In 2032, a group of genetically engineered neo-Nazis create a super virus that threatens to wipe away the rest of humanity. Coming on the heels of a series of outbreaks involving psychotropic drugs that effectively enslave their users, this leads to the Chandler Act, which places sharp restrictions on “research into genetics, cloning, nanotechnology, artificial intelligence, and any approach to creating ‘superhuman’ beings.” The Emerging Risks Directorate is launched within the Department of Homeland Security, and America’s war on science begins.

This is the world that technologist Ramez Naam sets his first novel, the techno-thriller Nexus. Nexus is a powerful drug, oily and bitter, that allows humans minds to be linked together into a mass consciousness. A hodgepodge of American graduate students develop a way to layer software into Nexus, allowing enterprising coders to upload programs into the human brain. It’s shades of The Matrix, but it’s hardly an impossible idea.

Nexus presents a host of fascinating ideas about the role of human volition, liberty versus security, and technology as a tool either to liberate or enslave. It is an easy, approachable read, but in terms of reviewing the actual narrative, there’s little substance to discuss. Most of the characters are paper-thin, though no obvious “bad guy” ever emerges.
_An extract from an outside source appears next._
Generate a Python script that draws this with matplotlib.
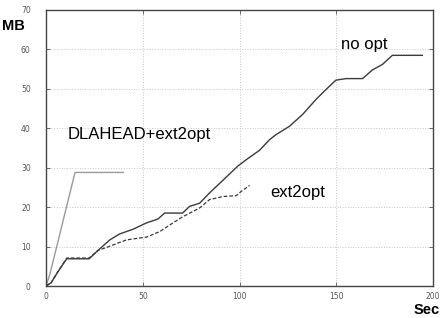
import numpy as np
import matplotlib
matplotlib.use("Agg")
import matplotlib.pyplot as plt

# data (Sec, MB)
dla_x = [0, 2, 15, 40]
dla_y = [0, 3, 28.8, 28.8]

noopt_x = [0, 2.6, 6, 10.7, 22.3, 26.8, 33, 38, 45, 51.9, 57.9, 61.3, 70.6, 74.2,
           79.4, 84.5, 91.4, 99.1, 103.4, 110.3, 115.5, 118.9, 125.8, 132.6, 139.5,
           143.8, 149.8, 155, 163.6, 168.7, 173.9, 179, 194.5]
noopt_y = [0, 0.8, 3.5, 6.9, 6.9, 9, 11.7, 13.2, 14.4, 16, 17, 18.5, 18.5, 20.2,
           21, 23.6, 26.8, 30.4, 32, 34.4, 37.1, 38.4, 40.5, 43.5, 47.3,
           49.4, 52.2, 52.6, 52.6, 54.8, 56.2, 58.5, 58.5]

ext_x = [0, 2.6, 6, 10.7, 22.3, 26.8, 31.3, 41.6, 51.9, 58.8, 65.6, 70.8, 79.4,
         84.5, 91.4, 98.3, 100.9, 105.2]
ext_y = [0, 0.8, 3.5, 7.1, 7.1, 9, 9.8, 11.7, 12.4, 13.8, 16, 17.6, 19.8,
         21.9, 22.7, 22.9, 24, 25.5]

xticks = [0, 50, 100, 150, 200]
yticks = [0, 10, 20, 30, 40, 50, 60, 70]

fig = plt.figure(figsize=(4.48, 3.18), dpi=100)
ax = fig.add_axes([0.1027, 0.1006, 0.8638, 0.868])

ax.plot(dla_x, dla_y, color="#9a9a9a", lw=1.0)
ax.plot(noopt_x, noopt_y, color="#3a3a3a", lw=1.0)
ax.plot(ext_x, ext_y, color="#3a3a3a", lw=0.9, ls=(0, (3, 1.5)))

ax.set_xlim(0, 200)
ax.set_ylim(0, 70)
ax.set_xticks(xticks)
ax.set_yticks(yticks)
ax.grid(True, color="#c8c8c8", ls=":", lw=0.7)
ax.tick_params(direction="in", length=3, width=0.6, colors="#555555",
               labelsize=5.5, labelcolor="#555555", top=True, right=True)
ax.tick_params(axis="x", pad=4.5)
ax.tick_params(axis="y", pad=11)
for s in ax.spines.values():
    s.set_color("#444444")
    s.set_linewidth(1.0)

fig.text(0.004, 0.918, "MB", fontsize=10.5, fontweight="bold",
         family="Liberation Sans", va="center", ha="left")
fig.text(0.982, 0.025, "Sec", fontsize=10.5, fontweight="bold",
         family="Liberation Sans", va="center", ha="right")

ax.text(152.6, 60, "no opt", fontsize=12, family="Liberation Sans")
ax.text(11.3, 37.2, "DLAHEAD+ext2opt", fontsize=12, family="Liberation Sans")
ax.text(115.8, 22.6, "ext2opt", fontsize=12, family="Liberation Sans")

fig.savefig("out.png", dpi=100)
Watson Cole, a mentally and physically augmented, guilt-ridden veteran of one of America’s stream of military engagements is the only interesting character. But his conversion to Buddhism and dedication to improving his karma seals his fate from page one.

After the characters are sent on a top-secret mission to spy on–surprise–the evil, Nexus-researching Chinese, the novel devolves into an endless stream of absurd action scenes. There are the usual assortment of CIA mercenaries, underground drug dealers, and oh yes, a jolly Chinese super soldier who works as well-suited chauffeur. I will admit I enjoyed reading a detailed discussion by U.S. officials to determine the protocol for releasing a swarm of semi-autonomous, camouflaged spider drones armed with neuro-toxin darts into an allied country.

A movie deal has already been announced.

Yet while I found myself flipping through action sequences and monologues, the novel did not lack for important, thought-provoking ideas. Particularly in light of our continuing debate about government surveillance, Nexus presents interesting questions about how far we–and by extension, our government–are willing to go to be protected from the worst excesses of technology. The ERD relies upon the very tools it has sworn to destroy: genetic augmentation, mind-control, and technological warfare.

In the novel, these compromises come back to bite the government, delegitimizing a presidential administration. In reality, what tools do we have to ensure government accountability? We throw around words like transparency or oversight as if they’re a panacea that somehow compensates for the vast power asymmetries that exist in the world.

Nexus tries to suggest that a looming war on science will be a replay of the wars on drugs and terror: “[It] will be never-ending, freedom-destroying, counterproductive, and ultimately understood to have caused far more damage than the supposed threat it was aimed at ever could have.” But the book is really about whether the technology is a tool that sets us free or traps us all the more. In this respect, the better analogy for Nexus is not drugs but rather the Internet itself.

Here is a tool that allows us to communicate more efficiently than any other time in history. It lets us learn about any conceivable subject or listen to any song recorded in human history at a moment’s command. It also gives away our deepest secrets. Late in the novel, Naam suggests that “the qi of the world…the life force of the planet [is] data.”  This data may unlock the cure to cancer, but it tells Target if you’re pregnant. A handful of tweets can tell IBM more about my personality that I may understand of it myself. Big Data is here. The Internet of Things will be here tomorrow.

By the end of the novel, Naam seems to suggest that science and religion are two sides of the same coin. Science today makes it easier and easier for man to play God, and the big question of the next century may well be if everyone gets their turn to touch the divine–or if God is merely monopolized by the powerful.